-- Source data start --

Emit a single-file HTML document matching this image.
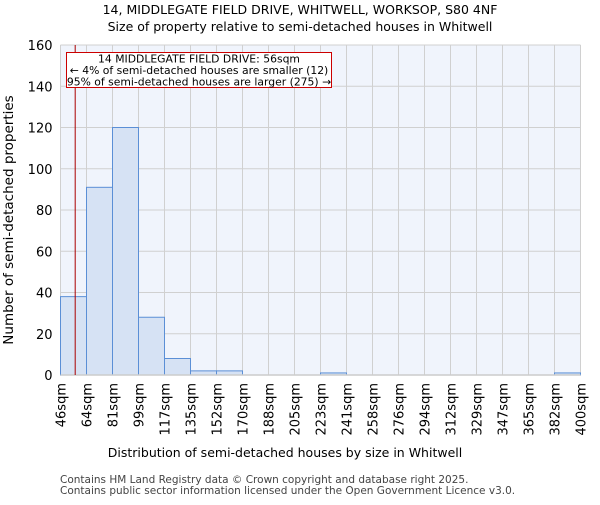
<!DOCTYPE html>
<html><head><meta charset="utf-8"><style>body{margin:0;background:#fff}svg{font-family:"DejaVu Sans","Liberation Sans",sans-serif}</style></head>
<body>
<svg id="c" width="600" height="500">
<text x="300" y="14" text-anchor="middle" font-size="12.5">14, MIDDLEGATE FIELD DRIVE, WHITWELL, WORKSOP, S80 4NF</text>
<text x="300" y="31" text-anchor="middle" font-size="12.5">Size of property relative to semi-detached houses in Whitwell</text>
<rect x="60.5" y="45" width="520" height="330" fill="#f0f4fc"/>
<g id="grid"></g><g id="bars"></g><g id="axes"></g>
<text x="285" y="457" text-anchor="middle" font-size="12.5">Distribution of semi-detached houses by size in Whitwell</text>
<text transform="translate(13,220) rotate(-90)" text-anchor="middle" font-size="13.5">Number of semi-detached properties</text>
<text x="60" y="483" font-size="10.5" fill="#444">Contains HM Land Registry data © Crown copyright and database right 2025.</text>
<text x="60" y="494" font-size="10.5" fill="#444">Contains public sector information licensed under the Open Government Licence v3.0.</text>
</svg>
<script>
const categories=["46sqm","64sqm","81sqm","99sqm","117sqm","135sqm","152sqm","170sqm","188sqm","205sqm","223sqm","241sqm","258sqm","276sqm","294sqm","312sqm","329sqm","347sqm","365sqm","382sqm","400sqm"];
const values=[38,91,120,28,8,2,2,0,0,0,1,0,0,0,0,0,0,0,0,1];
const yTicks=[0,20,40,60,80,100,120,140,160];
const propertySize=56;
const binStart=46, binEnd=400;
const NS="http://www.w3.org/2000/svg";
const L=60.5,R=580.5,T=45,B=375;
const bw=(R-L)/values.length;
const y=v=>B-(v/160)*(B-T);
const xs=v=>L+(v-binStart)/(binEnd-binStart)*(R-L);
function mk(t,a,p){const e=document.createElementNS(NS,t);for(const k in a)e.setAttribute(k,a[k]);document.getElementById(p).appendChild(e);return e;}
yTicks.forEach(t=>{
 const g=mk("line",{x1:L,x2:R,y1:y(t),y2:y(t),stroke:"#d0d0d0","stroke-width":1},"grid");
 
 
 const tx=mk("text",{x:L-8,y:y(t)+5,"text-anchor":"end","font-size":13},"axes");tx.textContent=t;
 
 
});
categories.forEach((c,i)=>{
 const x=L+i*bw;
 const g=mk("line",{x1:x,x2:x,y1:T,y2:B,stroke:"#d0d0d0","stroke-width":1},"grid");
 
 
 const tx=mk("text",{transform:`translate(${x+5},${B+8}) rotate(-90)`,"text-anchor":"end","font-size":13},"axes");tx.textContent=c;
 
 
});
values.forEach((v,i)=>{
 if(v<=0)return;
 const r=mk("rect",{x:L+i*bw,y:y(v),width:bw,height:B-y(v),fill:"#d6e2f4",stroke:"#5b8fd6","stroke-width":1},"bars");
 
 
});
const ax=mk("line",{x1:L,x2:R,y1:B,y2:B,stroke:"#ccc","stroke-width":1.5},"axes");


const px=xs(propertySize);
const ml=mk("line",{x1:px,x2:px,y1:T,y2:B,stroke:"#aa0000","stroke-width":1},"axes");


const box=mk("rect",{x:66.5,y:52.5,width:265,height:35,fill:"#fff",stroke:"#cc0000","stroke-width":1},"axes");


["14 MIDDLEGATE FIELD DRIVE: 56sqm","← 4% of semi-detached houses are smaller (12)","95% of semi-detached houses are larger (275) →"].forEach((s,i)=>{
 const t=mk("text",{x:199,y:62.5+i*11.5,"text-anchor":"middle","font-size":10.8},"axes");t.textContent=s;
 
 
});
</script>
</body></html>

-- Source data end --

▶ _Problem requirements_
Transcribe the full listing above exactly, with the images removed.

▶ _Solution_
Emit a single-file HTML document matching this image.
<!DOCTYPE html>
<html><head><meta charset="utf-8"><style>body{margin:0;background:#fff}svg{font-family:"DejaVu Sans","Liberation Sans",sans-serif}</style></head>
<body>
<svg id="c" width="600" height="500">
<text x="300" y="14" text-anchor="middle" font-size="12.5">14, MIDDLEGATE FIELD DRIVE, WHITWELL, WORKSOP, S80 4NF</text>
<text x="300" y="31" text-anchor="middle" font-size="12.5">Size of property relative to semi-detached houses in Whitwell</text>
<rect x="60.5" y="45" width="520" height="330" fill="#f0f4fc"/>
<g id="grid"></g><g id="bars"></g><g id="axes"></g>
<text x="285" y="457" text-anchor="middle" font-size="12.5">Distribution of semi-detached houses by size in Whitwell</text>
<text transform="translate(13,220) rotate(-90)" text-anchor="middle" font-size="13.5">Number of semi-detached properties</text>
<text x="60" y="483" font-size="10.5" fill="#444">Contains HM Land Registry data © Crown copyright and database right 2025.</text>
<text x="60" y="494" font-size="10.5" fill="#444">Contains public sector information licensed under the Open Government Licence v3.0.</text>
</svg>
<script>
const categories=["46sqm","64sqm","81sqm","99sqm","117sqm","135sqm","152sqm","170sqm","188sqm","205sqm","223sqm","241sqm","258sqm","276sqm","294sqm","312sqm","329sqm","347sqm","365sqm","382sqm","400sqm"];
const values=[38,91,120,28,8,2,2,0,0,0,1,0,0,0,0,0,0,0,0,1];
const yTicks=[0,20,40,60,80,100,120,140,160];
const propertySize=56;
const binStart=46, binEnd=400;
const NS="http://www.w3.org/2000/svg";
const L=60.5,R=580.5,T=45,B=375;
const bw=(R-L)/values.length;
const y=v=>B-(v/160)*(B-T);
const xs=v=>L+(v-binStart)/(binEnd-binStart)*(R-L);
function mk(t,a,p){const e=document.createElementNS(NS,t);for(const k in a)e.setAttribute(k,a[k]);document.getElementById(p).appendChild(e);return e;}
yTicks.forEach(t=>{
 const g=mk("line",{x1:L,x2:R,y1:y(t),y2:y(t),stroke:"#d0d0d0","stroke-width":1},"grid");
 
 
 const tx=mk("text",{x:L-8,y:y(t)+5,"text-anchor":"end","font-size":13},"axes");tx.textContent=t;
 
 
});
categories.forEach((c,i)=>{
 const x=L+i*bw;
 const g=mk("line",{x1:x,x2:x,y1:T,y2:B,stroke:"#d0d0d0","stroke-width":1},"grid");
 
 
 const tx=mk("text",{transform:`translate(${x+5},${B+8}) rotate(-90)`,"text-anchor":"end","font-size":13},"axes");tx.textContent=c;
 
 
});
values.forEach((v,i)=>{
 if(v<=0)return;
 const r=mk("rect",{x:L+i*bw,y:y(v),width:bw,height:B-y(v),fill:"#d6e2f4",stroke:"#5b8fd6","stroke-width":1},"bars");
 
 
});
const ax=mk("line",{x1:L,x2:R,y1:B,y2:B,stroke:"#ccc","stroke-width":1.5},"axes");


const px=xs(propertySize);
const ml=mk("line",{x1:px,x2:px,y1:T,y2:B,stroke:"#aa0000","stroke-width":1},"axes");


const box=mk("rect",{x:66.5,y:52.5,width:265,height:35,fill:"#fff",stroke:"#cc0000","stroke-width":1},"axes");


["14 MIDDLEGATE FIELD DRIVE: 56sqm","← 4% of semi-detached houses are smaller (12)","95% of semi-detached houses are larger (275) →"].forEach((s,i)=>{
 const t=mk("text",{x:199,y:62.5+i*11.5,"text-anchor":"middle","font-size":10.8},"axes");t.textContent=s;
 
 
});
</script>
</body></html>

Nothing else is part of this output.